**Stated exercise**
Pick out the lines below with "Python" and list them.

**Entries shown**
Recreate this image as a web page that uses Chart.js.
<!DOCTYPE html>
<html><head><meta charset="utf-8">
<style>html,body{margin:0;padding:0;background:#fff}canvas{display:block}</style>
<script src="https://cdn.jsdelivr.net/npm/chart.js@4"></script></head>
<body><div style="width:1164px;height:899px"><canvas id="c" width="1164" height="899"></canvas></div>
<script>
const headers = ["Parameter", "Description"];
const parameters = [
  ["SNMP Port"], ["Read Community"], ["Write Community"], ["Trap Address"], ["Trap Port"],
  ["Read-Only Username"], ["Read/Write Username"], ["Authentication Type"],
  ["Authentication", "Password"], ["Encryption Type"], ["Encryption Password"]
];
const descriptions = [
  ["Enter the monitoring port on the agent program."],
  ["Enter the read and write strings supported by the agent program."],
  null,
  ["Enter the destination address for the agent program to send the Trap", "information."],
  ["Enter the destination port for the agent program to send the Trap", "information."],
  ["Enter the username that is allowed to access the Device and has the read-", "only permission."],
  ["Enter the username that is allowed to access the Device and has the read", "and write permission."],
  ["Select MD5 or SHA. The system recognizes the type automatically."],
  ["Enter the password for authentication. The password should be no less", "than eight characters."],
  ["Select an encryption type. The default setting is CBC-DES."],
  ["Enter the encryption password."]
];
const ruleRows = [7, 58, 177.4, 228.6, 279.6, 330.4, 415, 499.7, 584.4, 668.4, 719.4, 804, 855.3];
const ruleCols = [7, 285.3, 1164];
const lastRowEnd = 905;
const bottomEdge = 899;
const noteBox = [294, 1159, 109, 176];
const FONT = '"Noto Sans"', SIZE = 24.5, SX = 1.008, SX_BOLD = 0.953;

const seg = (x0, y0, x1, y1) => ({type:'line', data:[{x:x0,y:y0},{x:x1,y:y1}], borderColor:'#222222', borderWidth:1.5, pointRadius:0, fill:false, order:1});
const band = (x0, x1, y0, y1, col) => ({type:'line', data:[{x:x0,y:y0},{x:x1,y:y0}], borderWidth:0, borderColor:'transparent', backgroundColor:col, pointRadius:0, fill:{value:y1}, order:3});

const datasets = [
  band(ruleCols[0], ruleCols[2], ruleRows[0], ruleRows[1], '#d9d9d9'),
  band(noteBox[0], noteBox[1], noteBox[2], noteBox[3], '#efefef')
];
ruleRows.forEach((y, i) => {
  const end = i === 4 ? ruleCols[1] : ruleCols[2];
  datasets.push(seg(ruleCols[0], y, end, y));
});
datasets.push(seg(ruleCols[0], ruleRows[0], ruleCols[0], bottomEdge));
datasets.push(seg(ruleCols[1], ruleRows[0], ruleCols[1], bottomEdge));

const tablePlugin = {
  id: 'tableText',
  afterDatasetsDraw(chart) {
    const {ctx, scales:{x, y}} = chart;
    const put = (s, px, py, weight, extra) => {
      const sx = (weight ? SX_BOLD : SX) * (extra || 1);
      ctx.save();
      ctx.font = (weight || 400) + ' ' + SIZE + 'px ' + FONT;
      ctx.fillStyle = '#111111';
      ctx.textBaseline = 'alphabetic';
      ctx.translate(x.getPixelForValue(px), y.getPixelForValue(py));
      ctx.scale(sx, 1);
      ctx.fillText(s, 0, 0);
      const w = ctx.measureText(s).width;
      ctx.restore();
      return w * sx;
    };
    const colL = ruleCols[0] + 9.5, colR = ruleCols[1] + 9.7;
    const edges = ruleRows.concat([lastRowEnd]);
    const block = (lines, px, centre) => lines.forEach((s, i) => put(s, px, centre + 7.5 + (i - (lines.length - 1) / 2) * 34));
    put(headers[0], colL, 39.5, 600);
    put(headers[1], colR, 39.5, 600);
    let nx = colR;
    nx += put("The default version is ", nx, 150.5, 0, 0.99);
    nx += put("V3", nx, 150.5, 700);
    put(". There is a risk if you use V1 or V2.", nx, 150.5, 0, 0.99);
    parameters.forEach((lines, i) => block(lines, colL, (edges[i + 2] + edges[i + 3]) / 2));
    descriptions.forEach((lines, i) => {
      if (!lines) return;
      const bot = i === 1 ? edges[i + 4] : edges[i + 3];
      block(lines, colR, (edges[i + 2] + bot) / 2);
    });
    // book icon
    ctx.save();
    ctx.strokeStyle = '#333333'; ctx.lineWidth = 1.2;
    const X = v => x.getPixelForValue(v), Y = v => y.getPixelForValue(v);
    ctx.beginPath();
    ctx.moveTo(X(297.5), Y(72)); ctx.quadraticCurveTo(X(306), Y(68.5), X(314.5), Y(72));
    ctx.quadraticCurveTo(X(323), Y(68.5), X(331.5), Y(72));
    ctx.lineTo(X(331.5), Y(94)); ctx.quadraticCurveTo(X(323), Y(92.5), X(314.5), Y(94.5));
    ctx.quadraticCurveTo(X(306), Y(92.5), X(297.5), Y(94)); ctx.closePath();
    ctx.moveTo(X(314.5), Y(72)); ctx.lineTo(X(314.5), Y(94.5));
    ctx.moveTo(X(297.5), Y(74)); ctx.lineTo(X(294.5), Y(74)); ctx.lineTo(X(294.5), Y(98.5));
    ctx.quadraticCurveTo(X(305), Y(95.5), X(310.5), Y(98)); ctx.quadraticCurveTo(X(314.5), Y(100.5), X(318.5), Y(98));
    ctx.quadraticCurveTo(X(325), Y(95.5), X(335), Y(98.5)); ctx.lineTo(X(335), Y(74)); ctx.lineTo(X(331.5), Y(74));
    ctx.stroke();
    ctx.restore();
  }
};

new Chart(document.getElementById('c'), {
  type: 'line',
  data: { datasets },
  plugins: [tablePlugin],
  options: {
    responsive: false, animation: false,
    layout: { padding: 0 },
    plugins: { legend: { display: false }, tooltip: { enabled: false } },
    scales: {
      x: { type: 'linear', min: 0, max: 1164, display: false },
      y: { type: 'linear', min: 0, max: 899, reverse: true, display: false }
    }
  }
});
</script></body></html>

---

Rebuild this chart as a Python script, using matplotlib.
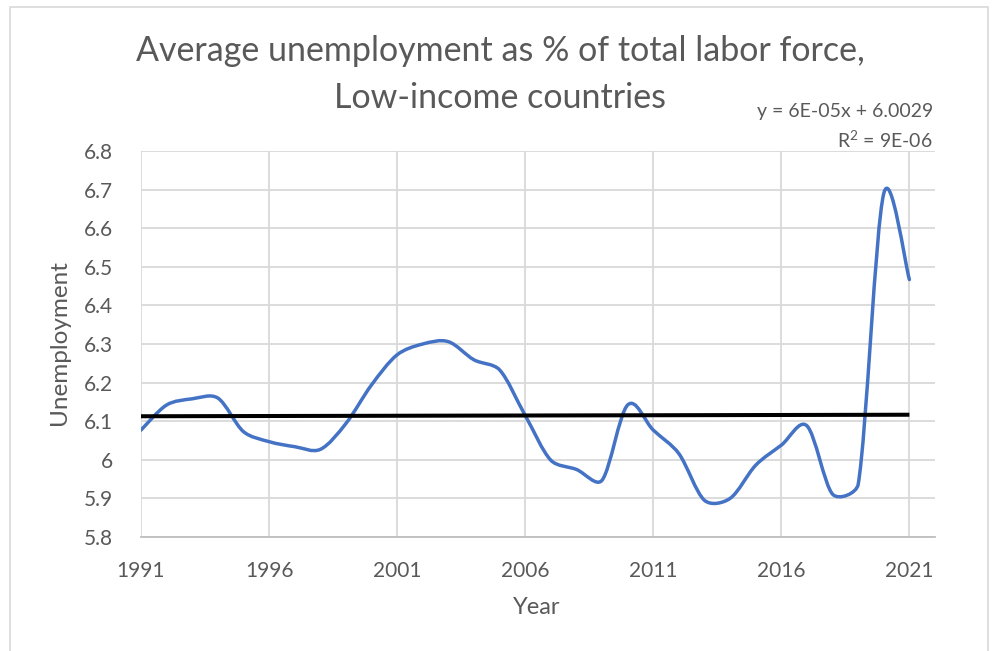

--

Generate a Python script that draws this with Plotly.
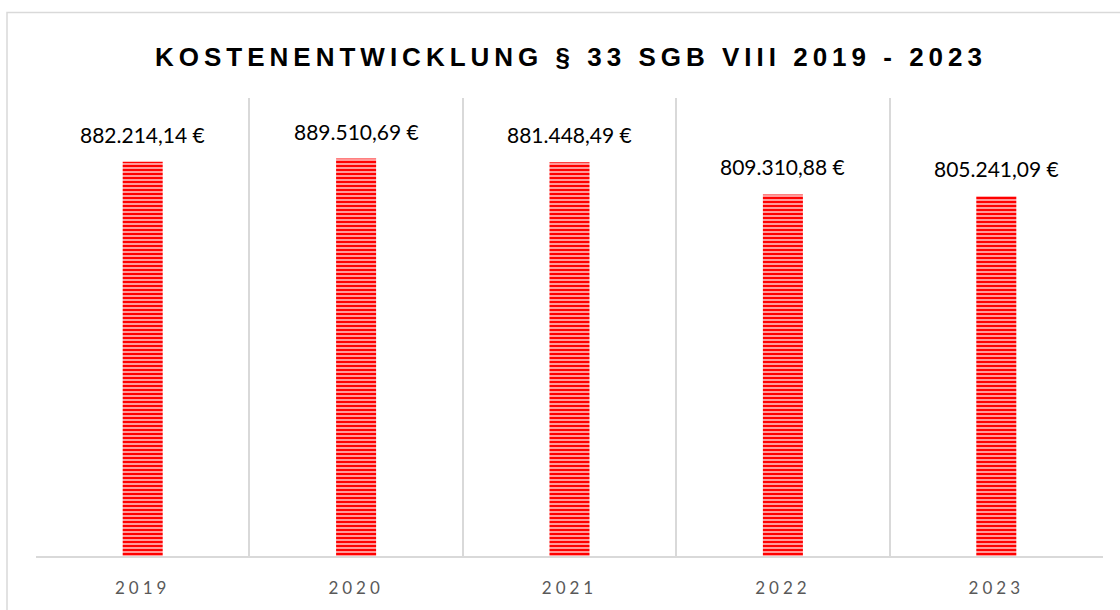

**Result**
Rebuild this chart as a Python script, using matplotlib.
Generate a Python script that draws this with Plotly.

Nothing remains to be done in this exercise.